> WHAT THE EXERCISE ASKS:
Return the listing below exactly, with the pictures dropped.

> MATERIAL PROVIDED:

-*-*-

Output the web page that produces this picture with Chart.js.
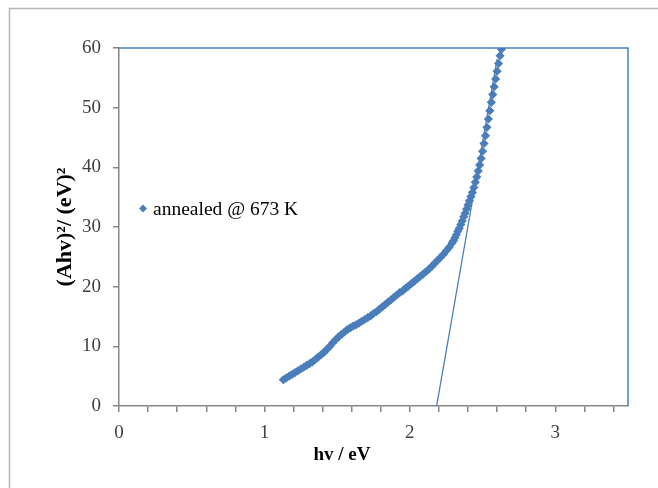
<!DOCTYPE html>
<html>
<head>
<meta charset="utf-8">
<script src="https://cdn.jsdelivr.net/npm/chart.js@4.4.1/dist/chart.umd.min.js"></script>
<style>
  body { margin: 0; background: #fff; }
  #wrap { width: 658px; height: 488px; }
</style>
</head>
<body>
<div id="wrap"><canvas id="myChart" width="658" height="488"></canvas></div>
<script>
// photon energy (eV) and (Ahv)^2
let energy=[1.13,1.15,1.17,1.19,1.21,1.23,1.25,1.27,1.29,1.31,1.33,1.35,1.37,1.39,1.41,1.43,1.45,1.47,1.49,1.51,
    1.53,1.55,1.57,1.59,1.61,1.63,1.65,1.67,1.69,1.71,1.73,1.75,1.77,1.79,1.81,1.83,1.85,1.87,1.89,1.91,
    1.93,1.95,1.97,1.99,2.01,2.03,2.05,2.07,2.09,2.11,2.13,2.15,2.17,2.19,2.21,2.23,2.25,2.27,2.29,
    2.30,2.31,2.32,2.33,2.34,2.35,2.36,2.37,2.38,2.39,2.40,2.41,2.42,2.43,2.44,2.45,2.46,2.47,2.48,2.49,
    2.50,2.51,2.52,2.53,2.54,2.55,2.56,2.57,2.58,2.59,2.60,2.61,2.62,2.63];
let ahv2=[4.4,4.7,5.0,5.3,5.6,5.9,6.2,6.5,6.8,7.1,7.4,7.8,8.2,8.6,9.0,9.5,10.0,10.6,11.1,11.6,
    12.0,12.4,12.8,13.1,13.4,13.6,13.9,14.2,14.5,14.8,15.1,15.5,15.8,16.2,16.6,17.0,17.4,17.8,18.2,18.6,
    19.0,19.3,19.7,20.1,20.5,20.9,21.3,21.7,22.1,22.5,22.9,23.4,23.9,24.4,24.9,25.4,26.0,26.6,27.3,
    27.7,28.2,28.7,29.3,29.8,30.4,31.0,31.7,32.3,33.0,33.7,34.4,35.1,35.8,36.6,37.5,38.4,39.4,40.4,41.5,
    42.7,44.0,45.3,46.7,48.1,49.5,50.9,52.2,53.5,54.8,56.1,57.4,58.7,59.8];
// straight line extrapolated to the energy axis
let fitX=[2.184,2.60];
let fitY=[0,58.2];
let seriesName="annealed @ 673 K";
let xTitle="hv / eV";
let yTitle="(Ahv)²/ (eV)²";

const blue='#4a7ebb';
const axisGrey='#868686';

// frame, plot border, legend and x title
const extras={
    id:'extras',
    beforeDraw(chart){
        const ctx=chart.ctx;
        ctx.save();
        ctx.strokeStyle='#b4b4b4';
        ctx.lineWidth=1.5;
        ctx.beginPath();
        ctx.moveTo(9.5,488);
        ctx.lineTo(9.5,8.5);
        ctx.lineTo(658,8.5);
        ctx.stroke();
        ctx.restore();
    },
    afterDraw(chart){
        const ctx=chart.ctx;
        const a=chart.chartArea;
        ctx.save();
        ctx.strokeStyle=blue;
        ctx.lineWidth=1.5;
        ctx.beginPath();
        ctx.moveTo(a.left,a.top);
        ctx.lineTo(a.right,a.top);
        ctx.lineTo(a.right,a.bottom);
        ctx.stroke();

        // legend
        ctx.fillStyle=blue;
        ctx.beginPath();
        ctx.moveTo(143,204.5);
        ctx.lineTo(147,208.5);
        ctx.lineTo(143,212.5);
        ctx.lineTo(139,208.5);
        ctx.closePath();
        ctx.fill();
        ctx.fillStyle='#000';
        ctx.font='19.5px "Liberation Serif"';
        ctx.textBaseline='alphabetic';
        ctx.fillText(chart.data.datasets[0].label,153,215);

        // x axis title
        ctx.font='bold 19px "Liberation Serif"';
        ctx.textAlign='center';
        ctx.fillText(xTitle,342,460);
        ctx.restore();
    }
};

const ctx=document.getElementById('myChart').getContext('2d');
const myChart=new Chart(ctx,{
    type:'scatter',
    data:{
        datasets:[{
            label:seriesName,
            data:energy.map((e,i)=>({x:e,y:ahv2[i]})),
            pointStyle:'rectRot',
            pointRadius:3.6,
            borderWidth:1.4,
            backgroundColor:blue,
            borderColor:blue,
            showLine:false
        },{
            label:'fit',
            data:fitX.map((e,i)=>({x:e,y:fitY[i]})),
            showLine:true,
            pointRadius:0,
            borderWidth:1.3,
            borderColor:blue,
            backgroundColor:blue
        }]
    },
    options:{
        responsive:false,
        animation:false,
        layout:{padding:{left:0,top:48,right:30,bottom:0}},
        plugins:{legend:{display:false},tooltip:{enabled:false}},
        scales:{
            x:{
                type:'linear',
                min:0,
                max:3.5,
                afterFit:(s)=>{s.height=82;},
                grid:{drawOnChartArea:false,tickLength:6,color:axisGrey,lineWidth:1.5},
                border:{color:axisGrey,width:1.5},
                ticks:{
                    stepSize:0.2,
                    autoSkip:false,
                    includeBounds:false,
                    maxRotation:0,
                    padding:10,
                    color:'#404040',
                    font:{family:'"Liberation Serif"',size:19},
                    callback:(v)=>Math.abs(v-Math.round(v))<1e-6?String(Math.round(v)):''
                }
            },
            y:{
                min:0,
                max:60,
                afterFit:(s)=>{s.width=119;},
                grid:{drawOnChartArea:false,tickLength:6,color:axisGrey,lineWidth:1.5},
                border:{color:axisGrey,width:1.5},
                ticks:{
                    stepSize:10,
                    padding:12,
                    color:'#404040',
                    font:{family:'"Liberation Serif"',size:19}
                },
                title:{
                    display:true,
                    text:yTitle,
                    color:'#000',
                    font:{family:'"Liberation Serif"',size:22,weight:'bold'},
                    padding:{top:52,bottom:0}
                }
            }
        }
    },
    plugins:[extras]
});
</script>
</body>
</html>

-*-*-

> THE OUTPUT:
Output the web page that produces this picture with Chart.js.
<!DOCTYPE html>
<html>
<head>
<meta charset="utf-8">
<script src="https://cdn.jsdelivr.net/npm/chart.js@4.4.1/dist/chart.umd.min.js"></script>
<style>
  body { margin: 0; background: #fff; }
  #wrap { width: 658px; height: 488px; }
</style>
</head>
<body>
<div id="wrap"><canvas id="myChart" width="658" height="488"></canvas></div>
<script>
// photon energy (eV) and (Ahv)^2
let energy=[1.13,1.15,1.17,1.19,1.21,1.23,1.25,1.27,1.29,1.31,1.33,1.35,1.37,1.39,1.41,1.43,1.45,1.47,1.49,1.51,
    1.53,1.55,1.57,1.59,1.61,1.63,1.65,1.67,1.69,1.71,1.73,1.75,1.77,1.79,1.81,1.83,1.85,1.87,1.89,1.91,
    1.93,1.95,1.97,1.99,2.01,2.03,2.05,2.07,2.09,2.11,2.13,2.15,2.17,2.19,2.21,2.23,2.25,2.27,2.29,
    2.30,2.31,2.32,2.33,2.34,2.35,2.36,2.37,2.38,2.39,2.40,2.41,2.42,2.43,2.44,2.45,2.46,2.47,2.48,2.49,
    2.50,2.51,2.52,2.53,2.54,2.55,2.56,2.57,2.58,2.59,2.60,2.61,2.62,2.63];
let ahv2=[4.4,4.7,5.0,5.3,5.6,5.9,6.2,6.5,6.8,7.1,7.4,7.8,8.2,8.6,9.0,9.5,10.0,10.6,11.1,11.6,
    12.0,12.4,12.8,13.1,13.4,13.6,13.9,14.2,14.5,14.8,15.1,15.5,15.8,16.2,16.6,17.0,17.4,17.8,18.2,18.6,
    19.0,19.3,19.7,20.1,20.5,20.9,21.3,21.7,22.1,22.5,22.9,23.4,23.9,24.4,24.9,25.4,26.0,26.6,27.3,
    27.7,28.2,28.7,29.3,29.8,30.4,31.0,31.7,32.3,33.0,33.7,34.4,35.1,35.8,36.6,37.5,38.4,39.4,40.4,41.5,
    42.7,44.0,45.3,46.7,48.1,49.5,50.9,52.2,53.5,54.8,56.1,57.4,58.7,59.8];
// straight line extrapolated to the energy axis
let fitX=[2.184,2.60];
let fitY=[0,58.2];
let seriesName="annealed @ 673 K";
let xTitle="hv / eV";
let yTitle="(Ahv)²/ (eV)²";

const blue='#4a7ebb';
const axisGrey='#868686';

// frame, plot border, legend and x title
const extras={
    id:'extras',
    beforeDraw(chart){
        const ctx=chart.ctx;
        ctx.save();
        ctx.strokeStyle='#b4b4b4';
        ctx.lineWidth=1.5;
        ctx.beginPath();
        ctx.moveTo(9.5,488);
        ctx.lineTo(9.5,8.5);
        ctx.lineTo(658,8.5);
        ctx.stroke();
        ctx.restore();
    },
    afterDraw(chart){
        const ctx=chart.ctx;
        const a=chart.chartArea;
        ctx.save();
        ctx.strokeStyle=blue;
        ctx.lineWidth=1.5;
        ctx.beginPath();
        ctx.moveTo(a.left,a.top);
        ctx.lineTo(a.right,a.top);
        ctx.lineTo(a.right,a.bottom);
        ctx.stroke();

        // legend
        ctx.fillStyle=blue;
        ctx.beginPath();
        ctx.moveTo(143,204.5);
        ctx.lineTo(147,208.5);
        ctx.lineTo(143,212.5);
        ctx.lineTo(139,208.5);
        ctx.closePath();
        ctx.fill();
        ctx.fillStyle='#000';
        ctx.font='19.5px "Liberation Serif"';
        ctx.textBaseline='alphabetic';
        ctx.fillText(chart.data.datasets[0].label,153,215);

        // x axis title
        ctx.font='bold 19px "Liberation Serif"';
        ctx.textAlign='center';
        ctx.fillText(xTitle,342,460);
        ctx.restore();
    }
};

const ctx=document.getElementById('myChart').getContext('2d');
const myChart=new Chart(ctx,{
    type:'scatter',
    data:{
        datasets:[{
            label:seriesName,
            data:energy.map((e,i)=>({x:e,y:ahv2[i]})),
            pointStyle:'rectRot',
            pointRadius:3.6,
            borderWidth:1.4,
            backgroundColor:blue,
            borderColor:blue,
            showLine:false
        },{
            label:'fit',
            data:fitX.map((e,i)=>({x:e,y:fitY[i]})),
            showLine:true,
            pointRadius:0,
            borderWidth:1.3,
            borderColor:blue,
            backgroundColor:blue
        }]
    },
    options:{
        responsive:false,
        animation:false,
        layout:{padding:{left:0,top:48,right:30,bottom:0}},
        plugins:{legend:{display:false},tooltip:{enabled:false}},
        scales:{
            x:{
                type:'linear',
                min:0,
                max:3.5,
                afterFit:(s)=>{s.height=82;},
                grid:{drawOnChartArea:false,tickLength:6,color:axisGrey,lineWidth:1.5},
                border:{color:axisGrey,width:1.5},
                ticks:{
                    stepSize:0.2,
                    autoSkip:false,
                    includeBounds:false,
                    maxRotation:0,
                    padding:10,
                    color:'#404040',
                    font:{family:'"Liberation Serif"',size:19},
                    callback:(v)=>Math.abs(v-Math.round(v))<1e-6?String(Math.round(v)):''
                }
            },
            y:{
                min:0,
                max:60,
                afterFit:(s)=>{s.width=119;},
                grid:{drawOnChartArea:false,tickLength:6,color:axisGrey,lineWidth:1.5},
                border:{color:axisGrey,width:1.5},
                ticks:{
                    stepSize:10,
                    padding:12,
                    color:'#404040',
                    font:{family:'"Liberation Serif"',size:19}
                },
                title:{
                    display:true,
                    text:yTitle,
                    color:'#000',
                    font:{family:'"Liberation Serif"',size:22,weight:'bold'},
                    padding:{top:52,bottom:0}
                }
            }
        }
    },
    plugins:[extras]
});
</script>
</body>
</html>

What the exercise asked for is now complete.